Given task
Quote the material below exactly as written, from the first line to the line that holds "(dnx) at (266,0);", endpoints included.

Information provided
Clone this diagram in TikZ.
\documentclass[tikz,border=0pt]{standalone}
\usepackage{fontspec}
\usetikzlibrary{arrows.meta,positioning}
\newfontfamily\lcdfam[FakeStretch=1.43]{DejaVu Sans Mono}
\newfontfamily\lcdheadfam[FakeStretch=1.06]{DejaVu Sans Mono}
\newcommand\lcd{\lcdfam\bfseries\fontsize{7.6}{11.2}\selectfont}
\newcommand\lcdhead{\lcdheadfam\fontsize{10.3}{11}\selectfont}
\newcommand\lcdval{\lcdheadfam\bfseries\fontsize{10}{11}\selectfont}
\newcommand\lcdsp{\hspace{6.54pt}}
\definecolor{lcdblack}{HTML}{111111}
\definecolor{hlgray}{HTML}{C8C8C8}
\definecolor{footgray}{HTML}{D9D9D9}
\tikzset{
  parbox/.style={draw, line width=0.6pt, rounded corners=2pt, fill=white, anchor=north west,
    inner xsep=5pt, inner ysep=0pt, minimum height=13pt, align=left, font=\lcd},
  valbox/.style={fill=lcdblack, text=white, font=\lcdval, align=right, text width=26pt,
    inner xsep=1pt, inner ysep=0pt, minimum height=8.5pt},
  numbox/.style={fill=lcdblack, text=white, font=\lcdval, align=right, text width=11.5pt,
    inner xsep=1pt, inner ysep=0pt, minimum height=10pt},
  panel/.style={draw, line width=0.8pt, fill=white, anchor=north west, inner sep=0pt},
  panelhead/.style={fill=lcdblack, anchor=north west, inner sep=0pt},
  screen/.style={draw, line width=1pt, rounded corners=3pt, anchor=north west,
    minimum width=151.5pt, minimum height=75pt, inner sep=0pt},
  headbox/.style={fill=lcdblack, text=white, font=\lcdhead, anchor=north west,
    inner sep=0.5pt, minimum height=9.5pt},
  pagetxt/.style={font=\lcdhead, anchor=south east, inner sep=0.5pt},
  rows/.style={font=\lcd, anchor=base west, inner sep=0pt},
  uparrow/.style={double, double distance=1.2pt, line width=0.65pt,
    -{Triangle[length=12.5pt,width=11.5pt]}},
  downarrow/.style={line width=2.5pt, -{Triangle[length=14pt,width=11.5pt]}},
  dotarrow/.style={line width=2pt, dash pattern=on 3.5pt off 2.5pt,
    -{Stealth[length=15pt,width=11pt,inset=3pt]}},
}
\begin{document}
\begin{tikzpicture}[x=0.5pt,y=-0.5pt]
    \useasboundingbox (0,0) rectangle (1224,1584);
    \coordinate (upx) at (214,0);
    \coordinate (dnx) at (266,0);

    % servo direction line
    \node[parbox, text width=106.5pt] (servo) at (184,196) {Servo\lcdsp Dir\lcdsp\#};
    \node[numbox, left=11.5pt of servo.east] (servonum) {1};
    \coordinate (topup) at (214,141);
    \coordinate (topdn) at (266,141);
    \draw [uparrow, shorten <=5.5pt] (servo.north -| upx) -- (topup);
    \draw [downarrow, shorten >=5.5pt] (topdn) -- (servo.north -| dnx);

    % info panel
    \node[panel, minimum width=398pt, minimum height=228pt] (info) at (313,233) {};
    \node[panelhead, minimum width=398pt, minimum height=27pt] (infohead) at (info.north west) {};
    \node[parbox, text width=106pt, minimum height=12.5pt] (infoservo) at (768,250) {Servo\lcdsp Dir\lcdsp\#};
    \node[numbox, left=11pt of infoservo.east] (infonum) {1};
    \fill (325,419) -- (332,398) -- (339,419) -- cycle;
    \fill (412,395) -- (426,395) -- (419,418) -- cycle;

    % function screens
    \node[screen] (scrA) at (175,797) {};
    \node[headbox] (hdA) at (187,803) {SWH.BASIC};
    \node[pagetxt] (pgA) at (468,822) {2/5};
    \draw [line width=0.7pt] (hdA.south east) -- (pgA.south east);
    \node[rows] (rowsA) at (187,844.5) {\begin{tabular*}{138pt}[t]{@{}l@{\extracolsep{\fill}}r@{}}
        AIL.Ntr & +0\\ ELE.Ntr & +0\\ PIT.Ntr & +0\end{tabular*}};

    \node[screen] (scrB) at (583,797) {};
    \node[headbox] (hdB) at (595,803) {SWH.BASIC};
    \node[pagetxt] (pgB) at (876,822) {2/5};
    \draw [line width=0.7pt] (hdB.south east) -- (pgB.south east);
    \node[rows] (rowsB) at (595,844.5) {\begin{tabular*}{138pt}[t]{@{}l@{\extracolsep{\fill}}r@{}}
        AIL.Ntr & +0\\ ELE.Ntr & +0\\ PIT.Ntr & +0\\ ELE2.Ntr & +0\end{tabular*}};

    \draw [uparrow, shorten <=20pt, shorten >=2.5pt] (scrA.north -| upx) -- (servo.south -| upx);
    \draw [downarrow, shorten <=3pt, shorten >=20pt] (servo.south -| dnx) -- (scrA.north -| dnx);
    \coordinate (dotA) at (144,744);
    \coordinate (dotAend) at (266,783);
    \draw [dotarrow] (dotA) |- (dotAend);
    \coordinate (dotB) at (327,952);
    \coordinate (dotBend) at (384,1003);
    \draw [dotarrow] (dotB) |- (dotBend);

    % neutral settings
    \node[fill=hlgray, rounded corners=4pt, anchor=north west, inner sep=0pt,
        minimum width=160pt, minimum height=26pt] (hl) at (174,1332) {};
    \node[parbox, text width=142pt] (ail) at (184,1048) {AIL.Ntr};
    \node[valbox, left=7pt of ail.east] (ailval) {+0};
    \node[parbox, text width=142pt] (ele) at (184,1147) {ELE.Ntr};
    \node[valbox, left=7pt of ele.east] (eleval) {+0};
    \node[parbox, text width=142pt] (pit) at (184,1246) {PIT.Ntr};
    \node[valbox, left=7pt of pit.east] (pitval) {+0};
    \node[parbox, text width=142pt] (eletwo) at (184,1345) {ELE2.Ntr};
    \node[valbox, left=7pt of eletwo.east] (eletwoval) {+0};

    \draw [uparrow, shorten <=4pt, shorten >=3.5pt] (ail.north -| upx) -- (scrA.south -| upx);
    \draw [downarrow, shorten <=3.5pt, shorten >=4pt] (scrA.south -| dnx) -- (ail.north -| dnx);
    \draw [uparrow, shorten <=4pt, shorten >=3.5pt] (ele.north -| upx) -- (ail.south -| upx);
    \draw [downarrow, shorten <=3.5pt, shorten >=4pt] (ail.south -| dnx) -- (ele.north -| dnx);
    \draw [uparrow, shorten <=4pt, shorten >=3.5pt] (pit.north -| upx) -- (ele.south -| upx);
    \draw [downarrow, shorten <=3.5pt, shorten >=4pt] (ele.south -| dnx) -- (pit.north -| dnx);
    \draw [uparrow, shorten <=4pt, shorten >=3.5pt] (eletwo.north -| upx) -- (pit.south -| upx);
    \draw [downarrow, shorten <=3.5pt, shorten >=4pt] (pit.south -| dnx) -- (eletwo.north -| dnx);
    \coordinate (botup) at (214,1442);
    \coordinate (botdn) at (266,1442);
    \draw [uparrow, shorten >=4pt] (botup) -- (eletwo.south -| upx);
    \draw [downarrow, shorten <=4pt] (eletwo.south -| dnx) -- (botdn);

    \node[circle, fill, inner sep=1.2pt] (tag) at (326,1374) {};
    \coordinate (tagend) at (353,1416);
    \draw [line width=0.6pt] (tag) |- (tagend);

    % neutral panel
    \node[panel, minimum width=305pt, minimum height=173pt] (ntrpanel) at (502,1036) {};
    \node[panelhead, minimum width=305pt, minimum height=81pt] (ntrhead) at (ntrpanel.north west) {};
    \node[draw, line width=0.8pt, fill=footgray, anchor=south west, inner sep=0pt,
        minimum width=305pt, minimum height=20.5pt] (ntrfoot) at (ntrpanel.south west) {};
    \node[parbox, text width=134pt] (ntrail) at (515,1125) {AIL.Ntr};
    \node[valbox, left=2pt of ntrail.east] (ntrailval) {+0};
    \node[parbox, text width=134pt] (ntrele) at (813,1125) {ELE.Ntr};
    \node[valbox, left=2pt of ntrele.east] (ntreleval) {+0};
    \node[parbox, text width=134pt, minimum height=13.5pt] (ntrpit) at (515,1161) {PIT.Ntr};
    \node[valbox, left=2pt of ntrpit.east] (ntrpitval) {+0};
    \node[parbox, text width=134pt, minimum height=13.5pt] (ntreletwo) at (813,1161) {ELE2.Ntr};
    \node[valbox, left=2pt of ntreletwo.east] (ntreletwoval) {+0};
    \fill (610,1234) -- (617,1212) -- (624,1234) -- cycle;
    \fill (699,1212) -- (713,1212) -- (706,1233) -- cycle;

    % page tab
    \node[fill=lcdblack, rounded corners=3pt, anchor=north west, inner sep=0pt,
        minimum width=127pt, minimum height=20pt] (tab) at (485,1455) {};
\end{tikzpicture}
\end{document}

Solution for this exercise
Clone this diagram in TikZ.
\documentclass[tikz,border=0pt]{standalone}
\usepackage{fontspec}
\usetikzlibrary{arrows.meta,positioning}
\newfontfamily\lcdfam[FakeStretch=1.43]{DejaVu Sans Mono}
\newfontfamily\lcdheadfam[FakeStretch=1.06]{DejaVu Sans Mono}
\newcommand\lcd{\lcdfam\bfseries\fontsize{7.6}{11.2}\selectfont}
\newcommand\lcdhead{\lcdheadfam\fontsize{10.3}{11}\selectfont}
\newcommand\lcdval{\lcdheadfam\bfseries\fontsize{10}{11}\selectfont}
\newcommand\lcdsp{\hspace{6.54pt}}
\definecolor{lcdblack}{HTML}{111111}
\definecolor{hlgray}{HTML}{C8C8C8}
\definecolor{footgray}{HTML}{D9D9D9}
\tikzset{
  parbox/.style={draw, line width=0.6pt, rounded corners=2pt, fill=white, anchor=north west,
    inner xsep=5pt, inner ysep=0pt, minimum height=13pt, align=left, font=\lcd},
  valbox/.style={fill=lcdblack, text=white, font=\lcdval, align=right, text width=26pt,
    inner xsep=1pt, inner ysep=0pt, minimum height=8.5pt},
  numbox/.style={fill=lcdblack, text=white, font=\lcdval, align=right, text width=11.5pt,
    inner xsep=1pt, inner ysep=0pt, minimum height=10pt},
  panel/.style={draw, line width=0.8pt, fill=white, anchor=north west, inner sep=0pt},
  panelhead/.style={fill=lcdblack, anchor=north west, inner sep=0pt},
  screen/.style={draw, line width=1pt, rounded corners=3pt, anchor=north west,
    minimum width=151.5pt, minimum height=75pt, inner sep=0pt},
  headbox/.style={fill=lcdblack, text=white, font=\lcdhead, anchor=north west,
    inner sep=0.5pt, minimum height=9.5pt},
  pagetxt/.style={font=\lcdhead, anchor=south east, inner sep=0.5pt},
  rows/.style={font=\lcd, anchor=base west, inner sep=0pt},
  uparrow/.style={double, double distance=1.2pt, line width=0.65pt,
    -{Triangle[length=12.5pt,width=11.5pt]}},
  downarrow/.style={line width=2.5pt, -{Triangle[length=14pt,width=11.5pt]}},
  dotarrow/.style={line width=2pt, dash pattern=on 3.5pt off 2.5pt,
    -{Stealth[length=15pt,width=11pt,inset=3pt]}},
}
\begin{document}
\begin{tikzpicture}[x=0.5pt,y=-0.5pt]
    \useasboundingbox (0,0) rectangle (1224,1584);
    \coordinate (upx) at (214,0);
    \coordinate (dnx) at (266,0);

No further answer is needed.